- Born: 15 September 1915 Bradford, West Yorkshire, England
- Died: 6 April 1943 (aged 27) Wadi Akarit, French Tunisia
- Buried: Sfax War Cemetery, Tunisia
- Allegiance: United Kingdom
- Branch: British Army
- Service years: 1940–1943
- Rank: Private
- Service number: 4347754
- Unit: East Yorkshire Regiment
- Conflicts: Second World War North African campaign Tunisian campaign Battle of Wadi Akarit (DOW); ; ;
- Awards: Victoria Cross

= Eric Anderson (VC) =

Recipient of the Victoria Cross

Private Eric Anderson (15 September 1915 – 6 April 1943) was a British Army soldier and an English recipient of the Victoria Cross (VC), the highest and most prestigious award for gallantry in the face of the enemy that can be awarded to British and Commonwealth forces.

==Early life==
He was born in Fagley in Bradford, West Yorkshire, the only son of George and Mary Anderson. He became a driver for a building and contracting firm in Idle, West Yorkshire.

==Service==
Anderson was 27 years old, and a Private in the 5th Battalion, East Yorkshire Regiment, British Army during the Second World War when the following deed took place for which he was awarded the VC.
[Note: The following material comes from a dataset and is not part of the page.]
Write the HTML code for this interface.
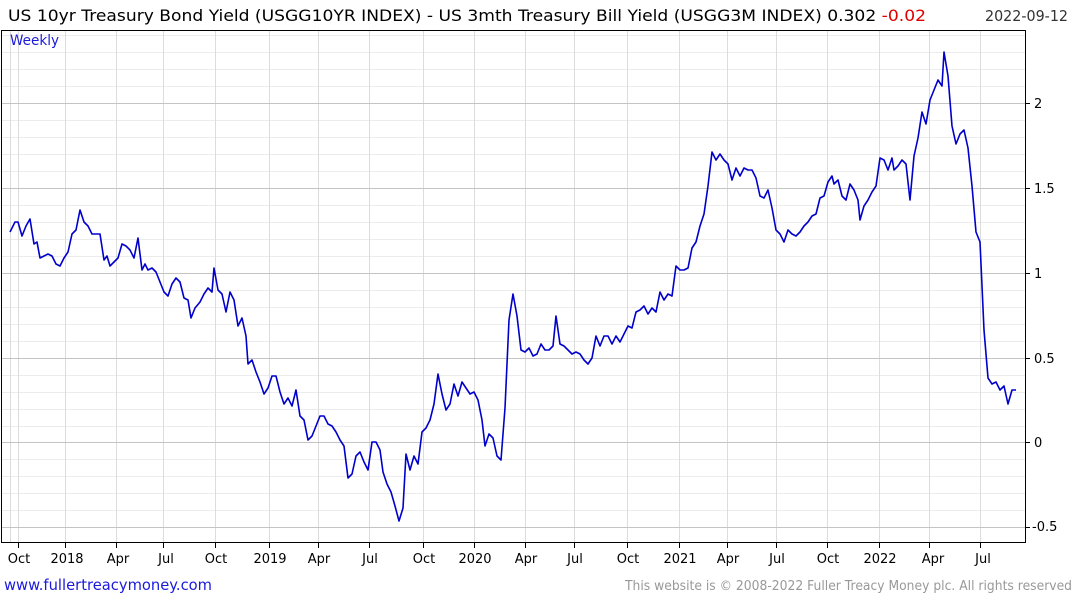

On 6 April 1943 on the Wadi Akarit, Tunisia, when a company of the East Yorkshire Regiment had to withdraw temporarily behind the crest of a hill, Private Anderson, a stretcher-bearer, went forward alone through heavy fire to rescue the wounded. Three times he brought in wounded comrades, and was rendering first aid to a fourth when he was mortally wounded.

He is buried in Sfax War Cemetery in southern Tunisia.
His Victoria Cross is displayed at The Prince of Wales Own Regiment of Yorkshire Museum in York.